Yazılım, modern dünyanın temel taşlarından biridir. Cep telefonlarımızdan arabalarımıza, uçaklardan tıbbi cihazlara kadar hayatımızın hemen her alanında yazılımın gücünü hissediyoruz. Ancak bu görünürdeki basitlik, yıllarca süren karmaşık bir gelişmenin sonucudur. Bu gelişimi anlamak, yazılımın bugün ulaştığı noktayı ve gelecekteki potansiyelini kavramak için elzemdir.
İlk yazılımlar, basit makinelerin kontrolünü sağlamak amacıyla ortaya çıkmıştır. Erken dönem bilgisayarlar, sınırlı yeteneklere sahip olsa da, temel aritmetik işlemleri gerçekleştirebiliyor ve basit programları çalıştırabiliyordu. Bu programlar, genellikle makine dilinde, yani bilgisayarın doğrudan anlayabileceği 0 ve 1’lerden oluşan bir kodla yazılmıştır. Bu süreç son derece zaman alıcı ve hataya açıktı.
Daha sonra, assembly dili gibi daha insan dostu diller geliştirildi. Assembly dili, makine diline daha yakın olsa da, mnemonikler (anlaşılır kısaltmalar) kullanarak programlamayı kolaylaştırdı. Ancak, her mimari için farklı bir assembly dili olması, taşınabilirlik sorununa yol açtı. Bu durum, yüksek seviyeli programlama dillerinin ortaya çıkışına zemin hazırladı.
Yüksek seviyeli diller, daha soyut ve insan dostu bir yaklaşım sunuyordu. FORTRAN, COBOL, ve daha sonra C gibi diller, programcıların makinenin detaylarını düşünmeden daha karmaşık programlar yazmalarını mümkün kıldı. Bu dillerin geliştirilmesi, yazılımın daha hızlı ve daha verimli bir şekilde oluşturulmasını sağlamış ve daha geniş bir uygulama alanına yayılmasını teşvik etmiştir.
Nesne yönelimli programlama (OOP) paradigma, yazılım geliştirme dünyasında devrim yaratan bir başka önemli gelişmedir. OOP, karmaşık yazılım sistemlerinin modüler ve yeniden kullanılabilir bileşenler halinde düzenlenmesini sağlayarak, geliştirme sürecini hızlandırmış ve yazılımın kalitesini ve sürdürülebilirliğini artırmıştır. Java, C++, ve Python gibi diller, OOP prensiplerini benimseyen popüler dillerdir.

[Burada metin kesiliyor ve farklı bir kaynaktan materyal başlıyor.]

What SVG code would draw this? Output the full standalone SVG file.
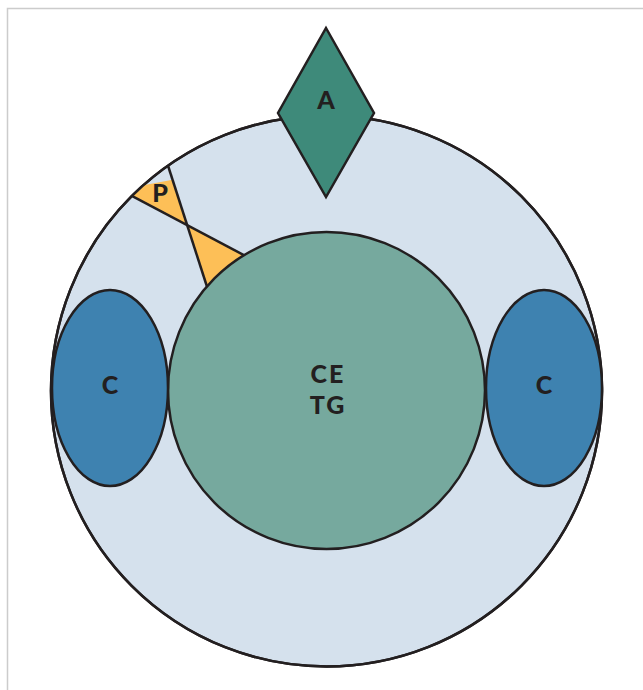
<svg xmlns="http://www.w3.org/2000/svg" width="643" height="690" viewBox="0 0 643 690">
<style>
.s{stroke:#231f20;stroke-width:2.5;stroke-linejoin:miter}
.t{font-family:Lato,"Open Sans","Liberation Sans",sans-serif;font-weight:900;font-size:25px;letter-spacing:2px;fill:#231f20;text-anchor:middle}
</style>
<defs>
<clipPath id="outerClip"><circle cx="326.5" cy="391" r="275.5"/></clipPath>
</defs>
<rect x="7.5" y="8.5" width="700" height="700" fill="#fff" stroke="#cccccc" stroke-width="1.5"/>
<g id="outer">
<circle cx="326.5" cy="391" r="275.5" fill="#d5e1ed" class="s"/>
</g>
<g id="P">
<g clip-path="url(#outerClip)">
<polygon points="120,189.7 172.5,179.8 187.3,225" fill="#fdbf57"/>
<polygon points="187.3,225 255,261 210,296" fill="#fdbf57"/>
<line x1="120" y1="189.7" x2="255" y2="261" class="s"/>
<line x1="162" y1="147" x2="210" y2="296" class="s"/>
</g>
<circle cx="326.5" cy="391" r="275.5" fill="none" class="s"/>
<text x="161" y="202" class="t">P</text>
</g>
<g id="CETG">
<circle cx="326.5" cy="390.5" r="158.5" fill="#76a99e" class="s"/>
<text x="328" y="383" class="t">CE</text>
<text x="328" y="414" class="t">TG</text>
</g>
<g id="C-left">
<ellipse cx="110" cy="388" rx="58" ry="98" fill="#3e82b0" class="s"/>
<text x="111" y="394" class="t">C</text>
</g>
<g id="C-right">
<ellipse cx="544" cy="388" rx="58" ry="98" fill="#3e82b0" class="s"/>
<text x="545" y="394" class="t">C</text>
</g>
<g id="A">
<polygon points="326,28 374,113 326,197 278,113" fill="#3e8a7a" class="s"/>
<text x="327" y="109" class="t">A</text>
</g>
</svg>
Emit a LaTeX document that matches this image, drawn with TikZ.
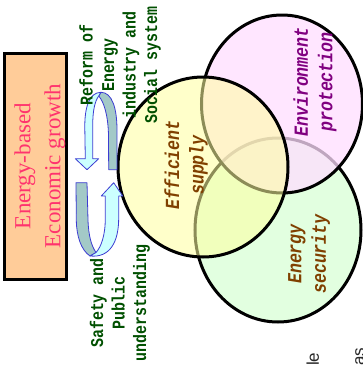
\documentclass[tikz,border=0pt]{standalone}
\usepackage{fontspec}
\setmainfont{Liberation Serif}
\setsansfont{Liberation Sans}
\newfontfamily\labelmono[FakeStretch=0.83]{Liberation Mono}
\definecolor{boxfill}{RGB}{255,204,153}
\definecolor{boxtext}{RGB}{255,51,110}
\definecolor{labelgreen}{RGB}{0,80,0}
\definecolor{labelbrown}{RGB}{128,64,0}
\definecolor{labelpurple}{RGB}{128,0,128}
\definecolor{supplyfill}{RGB}{255,255,160}
\definecolor{envfill}{RGB}{255,222,255}
\definecolor{securefill}{RGB}{226,255,224}
\definecolor{bandcyan}{RGB}{204,255,255}
\definecolor{bandgray}{RGB}{163,201,199}
\definecolor{bandline}{RGB}{60,60,210}
\begin{document}
\begin{tikzpicture}[x=1pt,y=-1pt,
  ring/.style={draw=black, line width=3pt},
  backband/.style={fill=bandgray, draw=bandline, line width=0.8pt, line join=round},
  frontband/.style={fill=bandcyan, draw=bandline, line width=0.8pt, line join=round},
  greenlabel/.style={rotate=90, align=center, inner sep=0pt, text=labelgreen,
    font=\labelmono\bfseries\fontsize{18}{21.5}\selectfont},
  circlelabel/.style={rotate=90, align=center, inner sep=0pt,
    font=\labelmono\bfseries\itshape\fontsize{20}{24.5}\selectfont},
  pagetext/.style={rotate=90, inner sep=0pt, text={rgb,255:red,40;green,40;blue,40},
    font=\sffamily\fontsize{17}{20}\selectfont}]
\clip (0,0) rectangle (363,368);
\fill[white] (0,0) rectangle (363,368);

% three overlapping goals
\draw[ring, fill=securefill] (278,230) ellipse [x radius=83, y radius=92];
\draw[ring, fill=envfill, fill opacity=0.75] (282,104) ellipse [x radius=80.5, y radius=89];
\draw[ring, fill=supplyfill, fill opacity=0.55] (203,167) ellipse [x radius=85, y radius=90];

% growth box
\node (growthbox) [draw=black, line width=3pt, fill=boxfill, inner sep=0pt,
  minimum width=62.5pt, minimum height=225.5pt] at (35.75,166.25) {};
\node (growth) [rotate=90, align=center, inner sep=0pt, text=boxtext,
  font=\fontsize{23}{30}\selectfont] at (40,166) {Energy-based\\Economic growth};

% upper circular arrow (turning down)
\draw[backband] (101,92.3) .. controls (112,92.3) and (117,108) .. (117,130)
  -- (117,169.7) -- (108.7,169.7) -- (108.5,135)
  .. controls (108,115) and (104,102) .. (98.7,96) -- cycle;
\draw[frontband] (101,92.3) .. controls (89,92.3) and (84.5,108) .. (84.8,128)
  -- (85.3,158.7) -- (75.3,158.7) -- (87,169.7) -- (98.7,158.7) -- (92.7,158.7)
  -- (92.7,126) .. controls (92.7,110) and (95,101) .. (98.7,96) -- cycle;

% lower circular arrow (turning up)
\draw[backband] (76,182.7) -- (87,182.7) -- (88,220)
  .. controls (88.5,236) and (91.5,246) .. (96,252.5) -- (90,256)
  .. controls (81,250) and (76.5,236) .. (76.3,220) -- cycle;
\draw[frontband] (90,256) .. controls (110,258) and (118.7,242) .. (118.7,218)
  -- (118.7,196) -- (122.7,196) -- (113.7,182.7) -- (101.3,196) -- (105.3,196)
  -- (105.3,218) .. controls (105.3,236) and (101,247) .. (96,252.5) -- cycle;

% labels
\node (reform) [greenlabel] at (120,65) {Reform of\\Energy\\industry and\\Social system};
\node (safety) [greenlabel] at (120,303) {Safety and\\Public\\understanding};
\node (supply) [circlelabel, text=labelbrown] at (186,165) {Efficient\\supply};
\node (environment) [circlelabel, text=labelpurple] at (315,82) {Environment\\protection};
\node (security) [circlelabel, text=labelbrown] at (309,254) {Energy\\security};

% running text of the page, cut at the edge
\node (pagele) [pagetext, anchor=base west] at (319,366) {le};
\node (pageas) [pagetext, anchor=base west] at (364.5,366) {as};
\end{tikzpicture}
\end{document}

Günümüzde, yazılım geliştirme, çevik metodolojiler ve sürekli entegrasyon/sürekli teslimat (CI/CD) gibi yeni yaklaşımlarla şekillenmektedir. Bu yaklaşımlar, daha hızlı geliştirme döngüleri, daha sık güncellemeler ve daha fazla kullanıcı geri bildirimine olanak tanıyarak yazılımın sürekli olarak iyileştirilmesini sağlar.
Yapay zeka (AI) ve makine öğrenmesi (ML) teknolojilerinin yükselişi, yazılım dünyasını kökten değiştirmektedir. AI ve ML, yazılımın daha akıllı, daha özelleştirilebilir ve daha uyarlanabilir hale gelmesini sağlamaktadır. Örneğin, otonom araçlar, akıllı asistanlar ve kişiselleştirilmiş reklam sistemleri, AI ve ML’nin gücünü gösteren örneklerdir.
Yazılım, sürekli olarak gelişen bir alandır ve gelecekte daha da büyük bir etkiye sahip olacaktır. Kuantum hesaplama, blok zinciri teknolojisi ve diğer gelişmeler, yazılımın sınırlarını zorlayacak ve daha önce hayal bile edilemeyecek olan uygulamaları mümkün kılacaktır. Bu değişimin odağında, her zaman olduğu gibi, insan ihtiyaçlarını karşılamak ve hayatımızı daha iyi hale getirmek amacıyla çalışan yaratıcı ve yetenekli yazılım geliştiriciler bulunacaktır. Yazılım, insanlığın geleceğinin şekillenmesinde kilit bir rol oynayacaktır ve bu gelişimi anlamak, gelecekteki fırsatları ve zorlukları kavramak için gereklidir. Yazılımın evrimi, aynı zamanda insanlığın yaratıcılık ve problem çözme yeteneğinin sürekli bir kanıtıdır.